I stopped at the Quay Café for a quick sandwich and coke before heading off again. I decided to return to the lookout near the bridge in order to find someone to take a few photos of me. Afterward, it was on to the Opera House, stopping for some delicious mango gelato along the way.

The Opera House is just as impressive in person as it looks in all the photos. The many sails were dazzling in the early afternoon sunlight, and the water in the harbor appeared an unnatural shade of blue. I took a ton of photos. I could have easily stayed in that area all day, if given the chance.

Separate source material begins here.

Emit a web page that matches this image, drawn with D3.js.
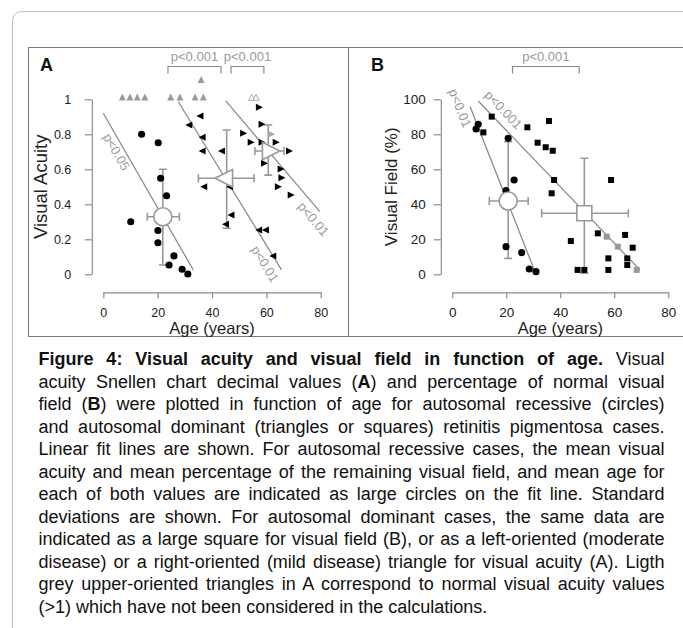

But I still had lots to see, so I decided to say farewell to Circular Quay for the time being. I hopped a ferry at 1:30, bound for Manly. Manly is about 7 miles outside of Sydney – a suburb, if you will – and it took about half an hour to get there by ferry. The ride was pleasant, with great views of the bridge and Opera House as we chugged along.

Manly itself was well worth the trip. I considered renting a bike for the afternoon to explore, but the woman at the tourist information desk suggested walking, as it was free. That sounded good to me, especially since I wasn’t planning on spending a ton of time there anyway.

I walked down The Corso – Manly’s main strip of shopping that leads to Manly Beach. It had a very quaint, beach-y air to it, and I found myself thoroughly enjoying the atmosphere, despite the slight amount of kitsch involved. I stopped to do some souvenir shopping along the way, picking up some things I think my family will enjoy.
Arriving at Manly beach, I found myself fairly exhausted. Those meager four hours of sleep and the 2-hour time difference were beginning to catch up to me. There was a trail along the beach leading to the next cove over that I would have loved to walk, but my feet just weren’t having it. Instead, I found a nice spot to sit, and simply watched families in the sand and the many wetsuit-clad surfers that dotted the water. This was definitely Australia.

Having had my fill of the beach, I headed back to the Manly Wharf to catch the ferry back into the city. Since it was, by then, evening, I had the pleasure of watching the sun creep towards the horizon on the ride back. It made the view as we returned to Circular Quay even more spectacular than it already was.
I had planned to try and make it out to Bondi on Tuesday, as well, but my sore feet and tired body suggested that I should perhaps make it an early night instead. I caught a train back to my hostel, dropped off my things, and went to the little shopping area around the corner to grab some dinner.

I sat in the lounge for a while, eating and reading my book (I brought Harry along for the trip), and began getting ready for bed near 8 p.m. Lame, I know, but it would have been 10 p.m. NZ time after a very long, busy day. I ended up getting into a conversation that listed toward the awkward with Nicola, however, which went on for nearly an hour. We talked about America, the fact that I’ve been to China, and the racial make-up of various countries. Nicola is one of those “I’m-not-racist-but” people that I really take issue with. As she was prattling on about how white people are going to become extinct, I did my best to remain polite, finally excusing myself to go brush my teeth and get ready for bed. I don’t think she meant to be malicious about it, but she did check to make sure Chicka wasn’t anywhere nearby as she was complaining about Asians, Muslims and blacks.

Luckily, by the time I returned from the bathroom, Chicka had also reappeared, and so I avoided any more awkward conversation. After a bit more Harry and the arrival of another roommate – this one a German girl – I welcomed my pillow and fell asleep.